Given data:
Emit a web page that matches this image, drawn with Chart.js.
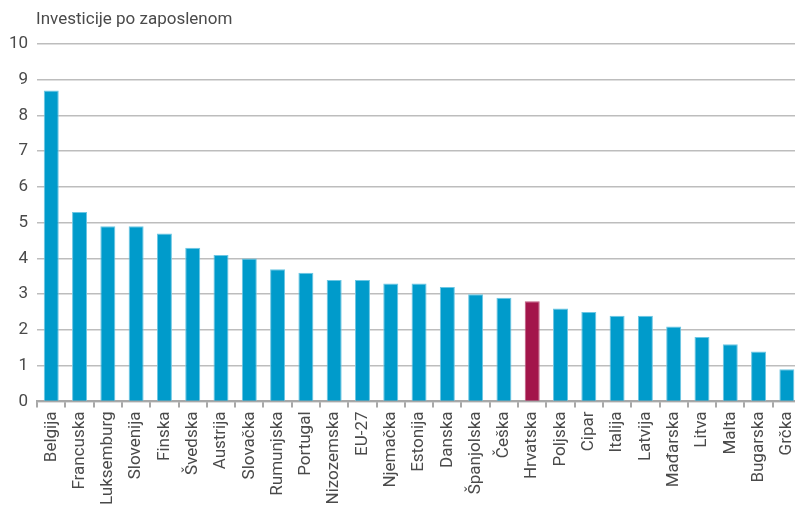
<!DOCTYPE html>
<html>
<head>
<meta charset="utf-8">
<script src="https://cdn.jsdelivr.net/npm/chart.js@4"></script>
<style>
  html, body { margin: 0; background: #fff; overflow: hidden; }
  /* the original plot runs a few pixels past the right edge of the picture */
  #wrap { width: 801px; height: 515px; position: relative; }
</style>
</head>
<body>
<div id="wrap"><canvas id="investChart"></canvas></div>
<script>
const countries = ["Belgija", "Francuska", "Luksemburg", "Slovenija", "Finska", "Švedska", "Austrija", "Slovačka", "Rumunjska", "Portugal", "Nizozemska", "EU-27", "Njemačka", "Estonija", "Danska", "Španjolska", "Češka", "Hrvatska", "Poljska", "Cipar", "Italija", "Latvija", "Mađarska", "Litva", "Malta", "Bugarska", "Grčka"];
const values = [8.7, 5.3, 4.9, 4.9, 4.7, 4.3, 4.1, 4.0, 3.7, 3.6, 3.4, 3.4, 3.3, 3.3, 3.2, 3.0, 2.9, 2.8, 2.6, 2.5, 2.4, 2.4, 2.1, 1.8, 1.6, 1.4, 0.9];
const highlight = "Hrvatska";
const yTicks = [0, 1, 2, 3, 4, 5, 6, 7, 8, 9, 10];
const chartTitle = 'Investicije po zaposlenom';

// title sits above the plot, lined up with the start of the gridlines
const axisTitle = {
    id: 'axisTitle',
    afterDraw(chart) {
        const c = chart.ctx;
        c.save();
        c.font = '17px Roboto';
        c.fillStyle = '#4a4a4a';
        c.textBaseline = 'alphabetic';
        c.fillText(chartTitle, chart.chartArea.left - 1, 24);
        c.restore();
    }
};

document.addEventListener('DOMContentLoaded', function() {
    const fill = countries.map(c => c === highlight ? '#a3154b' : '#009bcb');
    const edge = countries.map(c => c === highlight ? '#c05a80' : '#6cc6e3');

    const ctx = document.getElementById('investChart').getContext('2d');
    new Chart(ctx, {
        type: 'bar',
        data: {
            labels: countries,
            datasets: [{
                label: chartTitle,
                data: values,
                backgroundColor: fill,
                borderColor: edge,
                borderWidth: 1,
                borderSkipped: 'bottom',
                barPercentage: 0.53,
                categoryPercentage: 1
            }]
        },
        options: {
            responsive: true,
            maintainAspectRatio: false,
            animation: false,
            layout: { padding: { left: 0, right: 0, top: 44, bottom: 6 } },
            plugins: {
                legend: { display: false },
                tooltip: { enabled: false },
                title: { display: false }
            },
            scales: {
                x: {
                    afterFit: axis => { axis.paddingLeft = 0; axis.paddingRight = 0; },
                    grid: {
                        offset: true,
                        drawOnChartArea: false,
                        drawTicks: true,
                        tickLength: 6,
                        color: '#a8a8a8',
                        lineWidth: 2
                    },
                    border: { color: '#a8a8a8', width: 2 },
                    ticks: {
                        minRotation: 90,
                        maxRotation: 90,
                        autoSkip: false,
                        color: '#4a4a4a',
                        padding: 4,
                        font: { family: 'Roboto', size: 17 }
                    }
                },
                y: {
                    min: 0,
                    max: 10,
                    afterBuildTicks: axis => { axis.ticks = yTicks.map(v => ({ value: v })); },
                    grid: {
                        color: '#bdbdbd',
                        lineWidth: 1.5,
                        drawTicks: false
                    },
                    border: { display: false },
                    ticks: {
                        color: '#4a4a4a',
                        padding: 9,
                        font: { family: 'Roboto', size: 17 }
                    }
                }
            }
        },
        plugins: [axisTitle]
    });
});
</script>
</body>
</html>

Given instruction: Please restate the material above line by line, exactly, beginning at its first line and ending with the line that contains "const edge = countries.map(c", without any pictures.

Written response:
Emit a web page that matches this image, drawn with Chart.js.
<!DOCTYPE html>
<html>
<head>
<meta charset="utf-8">
<script src="https://cdn.jsdelivr.net/npm/chart.js@4"></script>
<style>
  html, body { margin: 0; background: #fff; overflow: hidden; }
  /* the original plot runs a few pixels past the right edge of the picture */
  #wrap { width: 801px; height: 515px; position: relative; }
</style>
</head>
<body>
<div id="wrap"><canvas id="investChart"></canvas></div>
<script>
const countries = ["Belgija", "Francuska", "Luksemburg", "Slovenija", "Finska", "Švedska", "Austrija", "Slovačka", "Rumunjska", "Portugal", "Nizozemska", "EU-27", "Njemačka", "Estonija", "Danska", "Španjolska", "Češka", "Hrvatska", "Poljska", "Cipar", "Italija", "Latvija", "Mađarska", "Litva", "Malta", "Bugarska", "Grčka"];
const values = [8.7, 5.3, 4.9, 4.9, 4.7, 4.3, 4.1, 4.0, 3.7, 3.6, 3.4, 3.4, 3.3, 3.3, 3.2, 3.0, 2.9, 2.8, 2.6, 2.5, 2.4, 2.4, 2.1, 1.8, 1.6, 1.4, 0.9];
const highlight = "Hrvatska";
const yTicks = [0, 1, 2, 3, 4, 5, 6, 7, 8, 9, 10];
const chartTitle = 'Investicije po zaposlenom';

// title sits above the plot, lined up with the start of the gridlines
const axisTitle = {
    id: 'axisTitle',
    afterDraw(chart) {
        const c = chart.ctx;
        c.save();
        c.font = '17px Roboto';
        c.fillStyle = '#4a4a4a';
        c.textBaseline = 'alphabetic';
        c.fillText(chartTitle, chart.chartArea.left - 1, 24);
        c.restore();
    }
};

document.addEventListener('DOMContentLoaded', function() {
    const fill = countries.map(c => c === highlight ? '#a3154b' : '#009bcb');
    const edge = countries.map(c => c === highlight ? '#c05a80' : '#6cc6e3');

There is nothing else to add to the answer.